Tuesday, July 25, 2006

Chickenhawk? Better than the other options...

So, I guess Jeff Jacoby has been doing a thorough trashing of the slur "chickenhawk" and people who use it, as recorded by Captain Ed.

You hear a fair amount of that from the antiwar crowd if, like me, you support a war but have never seen combat yourself. That makes you a ``chicken hawk" -- one of those, as Senator Frank Lautenberg of New Jersey, defending John Kerry from his critics, put it during the 2004 presidential campaign, who ``shriek like a hawk, but have the backbone of a chicken." Kerry himself often played that card. ``I'd like to know what it is Republicans who didn't serve in Vietnam have against those of us who did," he would sniff, casting himself as the victim of unmanly hypocrites who never wore the uniform, yet had the gall to criticize him, a decorated veteran, for his stance on the war.

``Chicken hawk" isn't an argument. It is a slur -- a dishonest and incoherent slur. It is dishonest because those who invoke it don't really mean what they imply -- that only those with combat experience have the moral authority or the necessary understanding to advocate military force. After all, US foreign policy would be more hawkish, not less, if decisions about war and peace were left up to members of the armed forces. Soldiers tend to be politically conservative, hard-nosed about national security, and confident that American arms make the world safer and freer. On the question of Iraq -- stay-the-course or bring-the-troops-home? -- I would be willing to trust their judgment. Would Cindy Sheehan and Howard Dean?

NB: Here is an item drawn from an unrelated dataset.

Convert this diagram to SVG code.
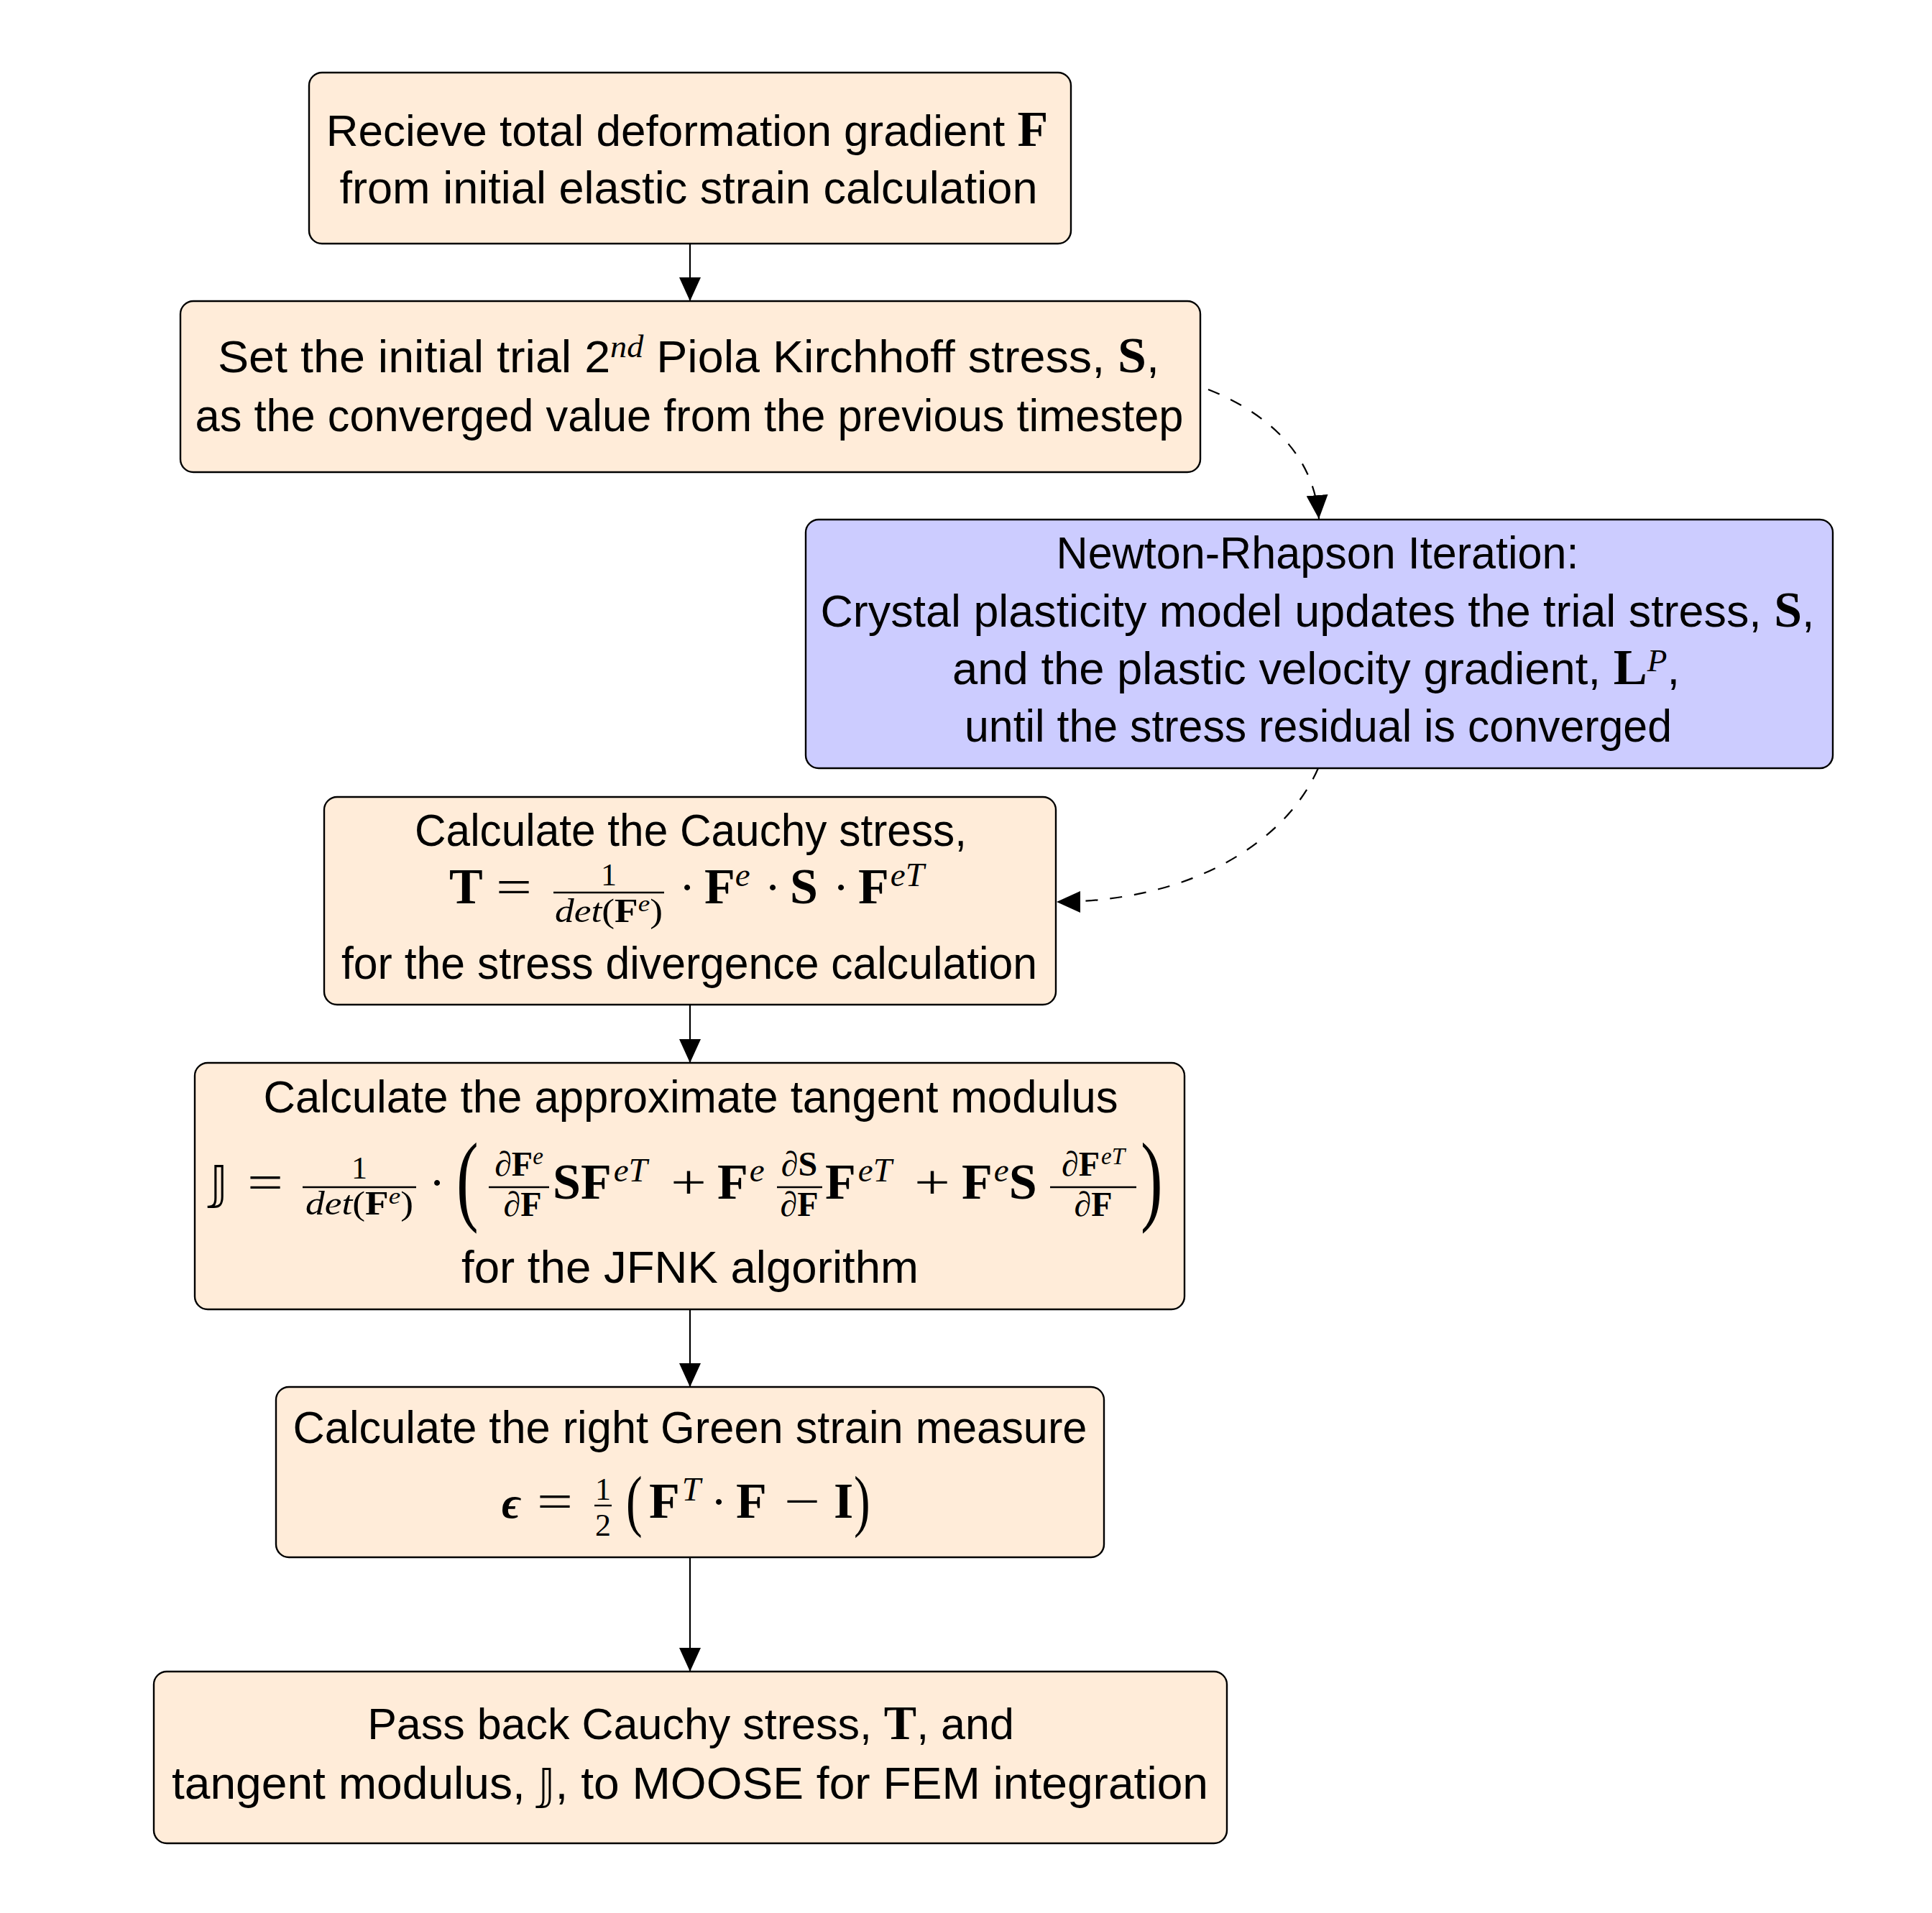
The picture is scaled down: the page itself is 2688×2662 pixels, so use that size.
<svg xmlns="http://www.w3.org/2000/svg" width="2688" height="2662" viewBox="0 0 2688 2662">
<defs>
<style>
.box{stroke:#000;stroke-width:2.4}
.peach{fill:#FFECD9}
.blue{fill:#CCCCFF}
text{fill:#000}
.t{font-family:"Liberation Sans",Arial,sans-serif;font-size:63px;text-anchor:middle}
.b{font-family:"Liberation Serif","Times New Roman",serif;font-weight:bold;font-style:normal}
.i{font-family:"Liberation Serif","Times New Roman",serif;font-style:italic;font-weight:normal}
.r{font-family:"Liberation Serif","Times New Roman",serif;font-weight:normal;font-style:normal}
.bb{font-family:"DejaVu Sans","DejaVu Serif",sans-serif;font-weight:normal}
.eps{font-family:"Liberation Serif","DejaVu Serif",serif;font-weight:bold;font-style:italic}
.mid{text-anchor:middle}
.conn{fill:none;stroke:#000;stroke-width:2.2}
.dash{stroke-dasharray:17 17}
.frac{stroke:#000;stroke-width:2.4}
</style>
<marker id="ah" markerUnits="userSpaceOnUse" markerWidth="34" markerHeight="30" refX="33" refY="15" orient="auto" viewBox="0 0 34 30"><path d="M0,0 L33,15 L0,30 z" fill="#000"/></marker>
</defs>
<rect width="2688" height="2662" fill="#fff"/>

<g id="connectors">
<path class="conn" d="M960,339 L960,419" marker-end="url(#ah)"/>
<path class="conn dash" d="M1681,542 C1757,572 1828,628 1835,722" marker-end="url(#ah)"/>
<path class="conn dash" d="M1834,1069 C1790,1170 1660,1255 1470,1255" marker-end="url(#ah)"/>
<path class="conn" d="M960,1398 L960,1479" marker-end="url(#ah)"/>
<path class="conn" d="M960,1822 L960,1930" marker-end="url(#ah)"/>
<path class="conn" d="M960,2167 L960,2326" marker-end="url(#ah)"/>
</g>

<g id="n1">
<rect class="box peach" x="430" y="101" width="1060" height="238" rx="18"/>
<text class="t" x="956" y="203" font-size="62" style="font-size:62px">Recieve total deformation gradient <tspan class="b" font-size="70">F</tspan></text>
<text class="t" x="958" y="283" textLength="971" lengthAdjust="spacingAndGlyphs">from initial elastic strain calculation</text>
</g>

<g id="n2">
<rect class="box peach" x="251" y="419" width="1419" height="238" rx="18"/>
<text class="t" x="958" y="518" textLength="1310" lengthAdjust="spacingAndGlyphs">Set the initial trial 2<tspan class="i" font-size="45" dy="-21">nd</tspan><tspan dy="21"> Piola Kirchhoff stress, </tspan><tspan class="b" font-size="70">S</tspan>,</text>
<text class="t" x="959" y="600" textLength="1375" lengthAdjust="spacingAndGlyphs">as the converged value from the previous timestep</text>
</g>

<g id="n3">
<rect class="box blue" x="1121" y="723" width="1429" height="346" rx="18"/>
<text class="t" x="1833" y="791" textLength="727" lengthAdjust="spacingAndGlyphs">Newton-Rhapson Iteration:</text>
<text class="t" x="1833" y="872" textLength="1383" lengthAdjust="spacingAndGlyphs">Crystal plasticity model updates the trial stress, <tspan class="b" font-size="70">S</tspan>,</text>
<text class="t" x="1831" y="952" textLength="1012" lengthAdjust="spacingAndGlyphs">and the plastic velocity gradient, <tspan class="b" font-size="70">L</tspan><tspan class="i" font-size="45" dy="-18">P</tspan><tspan dy="18">,</tspan></text>
<text class="t" x="1834" y="1032" textLength="984" lengthAdjust="spacingAndGlyphs">until the stress residual is converged</text>
</g>

<g id="n4">
<rect class="box peach" x="451" y="1109" width="1018" height="289" rx="18"/>
<text class="t" x="961" y="1177" textLength="768" lengthAdjust="spacingAndGlyphs">Calculate the Cauchy stress,</text>
<text class="b" x="625" y="1257" font-size="70">T</text>
<text class="r mid" x="715" y="1257" font-size="68" textLength="50" lengthAdjust="spacingAndGlyphs">=</text>
<text class="r mid" x="847" y="1232" font-size="44">1</text>
<line class="frac" x1="770" y1="1242" x2="924" y2="1242"/>
<text x="847" y="1283" font-size="46" class="mid" textLength="150" lengthAdjust="spacingAndGlyphs"><tspan class="i">det</tspan><tspan class="r">(</tspan><tspan class="b">F</tspan><tspan class="i" font-size="32" dy="-15">e</tspan><tspan class="r" dy="15">)</tspan></text>
<text class="r mid" x="956" y="1257" font-size="68">·</text>
<text x="980" y="1257" font-size="70"><tspan class="b">F</tspan><tspan class="i" font-size="47" dy="-24">e</tspan></text>
<text class="r mid" x="1075" y="1257" font-size="68">·</text>
<text class="b" x="1099" y="1257" font-size="70">S</text>
<text class="r mid" x="1170" y="1257" font-size="68">·</text>
<text x="1194" y="1257" font-size="70"><tspan class="b">F</tspan><tspan class="i" font-size="47" dy="-24" dx="2">eT</tspan></text>
<text class="t" x="959" y="1362" textLength="968" lengthAdjust="spacingAndGlyphs">for the stress divergence calculation</text>
</g>

<g id="n5">
<rect class="box peach" x="271" y="1479" width="1377" height="343" rx="18"/>
<text class="t" x="961" y="1548" textLength="1189" lengthAdjust="spacingAndGlyphs">Calculate the approximate tangent modulus</text>
<text class="bb" x="292" y="1668" font-size="64">𝕁</text>
<text class="r mid" x="369" y="1668" font-size="68" textLength="50" lengthAdjust="spacingAndGlyphs">=</text>
<text class="r mid" x="500" y="1640" font-size="44">1</text>
<line class="frac" x1="421" y1="1652" x2="579" y2="1652"/>
<text x="500" y="1690" font-size="46" class="mid" textLength="150" lengthAdjust="spacingAndGlyphs"><tspan class="i">det</tspan><tspan class="r">(</tspan><tspan class="b">F</tspan><tspan class="i" font-size="32" dy="-15">e</tspan><tspan class="r" dy="15">)</tspan></text>
<text class="r mid" x="608" y="1668" font-size="68">·</text>
<text class="r" font-size="80" transform="translate(635,1687) scale(1.15,1.75)">(</text>
<text x="722" y="1636" font-size="48" class="mid"><tspan class="r">∂</tspan><tspan class="b">F</tspan><tspan class="i" font-size="33" dy="-16">e</tspan></text>
<line class="frac" x1="680" y1="1652" x2="764" y2="1652"/>
<text x="727" y="1692" font-size="48" class="mid"><tspan class="r">∂</tspan><tspan class="b">F</tspan></text>
<text y="1668" font-size="70"><tspan class="b" x="769">SF</tspan><tspan class="i" font-size="47" dy="-24" dx="3">eT</tspan></text>
<text class="r mid" x="958" y="1668" font-size="68" textLength="50" lengthAdjust="spacingAndGlyphs">+</text>
<text y="1668" font-size="70"><tspan class="b" x="998">F</tspan><tspan class="i" font-size="47" dy="-24" dx="2">e</tspan></text>
<text x="1112" y="1636" font-size="48" class="mid"><tspan class="r">∂</tspan><tspan class="b">S</tspan></text>
<line class="frac" x1="1081" y1="1652" x2="1144" y2="1652"/>
<text x="1112" y="1692" font-size="48" class="mid"><tspan class="r">∂</tspan><tspan class="b">F</tspan></text>
<text y="1668" font-size="70"><tspan class="b" x="1148">F</tspan><tspan class="i" font-size="47" dy="-24" dx="3">eT</tspan></text>
<text class="r mid" x="1297" y="1668" font-size="68" textLength="50" lengthAdjust="spacingAndGlyphs">+</text>
<text y="1668" font-size="70"><tspan class="b" x="1338">F</tspan><tspan class="i" font-size="47" dy="-24" dx="2">e</tspan><tspan class="b" dy="24">S</tspan></text>
<text x="1521" y="1636" font-size="48" class="mid"><tspan class="r">∂</tspan><tspan class="b">F</tspan><tspan class="i" font-size="33" dy="-16" dx="2">eT</tspan></text>
<line class="frac" x1="1461" y1="1652" x2="1581" y2="1652"/>
<text x="1521" y="1692" font-size="48" class="mid"><tspan class="r">∂</tspan><tspan class="b">F</tspan></text>
<text class="r" font-size="80" transform="translate(1587,1687) scale(1.15,1.75)">)</text>
<text class="t" x="960" y="1785" textLength="636" lengthAdjust="spacingAndGlyphs">for the JFNK algorithm</text>
</g>

<g id="n6">
<rect class="box peach" x="384" y="1930" width="1152" height="237" rx="18"/>
<text class="t" x="960" y="2008" textLength="1105" lengthAdjust="spacingAndGlyphs">Calculate the right Green strain measure</text>
<text class="eps" x="698" y="2112" font-size="62">ϵ</text>
<text class="r mid" x="772" y="2112" font-size="68" textLength="50" lengthAdjust="spacingAndGlyphs">=</text>
<text class="r mid" x="839" y="2087" font-size="44">1</text>
<line class="frac" x1="827" y1="2095" x2="851" y2="2095"/>
<text class="r mid" x="839" y="2137" font-size="44">2</text>
<text class="r" font-size="68" transform="translate(871,2120) scale(1,1.41)">(</text>
<text y="2112" font-size="70"><tspan class="b" x="903">F</tspan><tspan class="i" font-size="47" dy="-24" dx="3">T</tspan></text>
<text class="r mid" x="1000" y="2112" font-size="68">·</text>
<text class="b" x="1024" y="2112" font-size="70">F</text>
<text class="r mid" x="1116" y="2112" font-size="68" textLength="50" lengthAdjust="spacingAndGlyphs">−</text>
<text class="b" x="1160" y="2112" font-size="70">I</text>
<text class="r" font-size="68" transform="translate(1188,2120) scale(1,1.41)">)</text>
</g>

<g id="n7">
<rect class="box peach" x="214" y="2326" width="1493" height="239" rx="18"/>
<text class="t" x="961" y="2420" style="font-size:61px">Pass back Cauchy stress, <tspan class="b" font-size="68">T</tspan>, and</text>
<text class="t" x="960" y="2503" textLength="1442" lengthAdjust="spacingAndGlyphs">tangent modulus, <tspan class="bb" font-size="60">𝕁</tspan>, to MOOSE for FEM integration</text>
</g>
</svg>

The cry of ``chicken hawk" is dishonest for another reason: It is never aimed at those who oppose military action. But there is no difference, in terms of the background and judgment required, between deciding to go to war and deciding not to. If only those who served in uniform during wartime have the moral standing and experience to back a war, then only they have the moral standing and experience to oppose a war. Those who mock the views of ``chicken hawks" ought to be just as dismissive of ``chicken doves."


You remember 'ol Kenny Boy, who emailed an argument to me, who then devolved into screaming "CHICKENHAWKYBABYNEOCON!" at me while I posted his ever-increasingly insane emails? You know that the person you're debating has no argument, no facts, and no clue when they whip out the old "chickenhawk" crap.

When someone calls me a chickenhawk, it's because they know they've lost. They know that they cannot counter a single argument I've put forth. They know that I have facts and logic on my side, while all they possess is a cesspool of BDS sufferers and flat out lunatics on their side. They're like screaming children who have just been put in their place by an adult, and now they're throwing their temper tantrum. "YOU NEOCON CHICKENHAWK! WAAAAAAAAAAAAAAAAAAAAAAAAAAAAAAAH!"

Me, personally, I get a kick out of it when people call me a chickenhawk. When little Kenny Boy whipped that comment out, I was laughing my ass off. Calling an active duty military member a chickenhawk is the height of idiocy, and it shows just how shallow little Kenny Boy's thought processes are. There are millions of veterans, many of whom have their own blogs, and I'm sure that they've been smeared with the same insult. Watching the Left fling their favorite word around is like watching a three-year old with urine running down his leg screaming "I DID NOT PEE MY PANTS! I DIDN'T! I DIDN'T!" The sheer absurdity of the situation makes you want to laugh and cry at the same time.

But I say let them keep calling us chickenhawks. We can make it like "Godwin's Law". You know, the first one to bring up a Nazi reference in the debate automatically loses? We can call this one "The Kos Dictum". When someone calls the other side a "Chickenhawk", you know that they have no substantive arguments whatsoever and can safely be ignored on any further debate on that subject.

Let's spread it around! The Kos Dictum! Go ahead Kos, call ME a chickenhawk! I dare ya!

And were we face to face, I'm sure he'd do it. And I would once again get to laugh at a mental midget.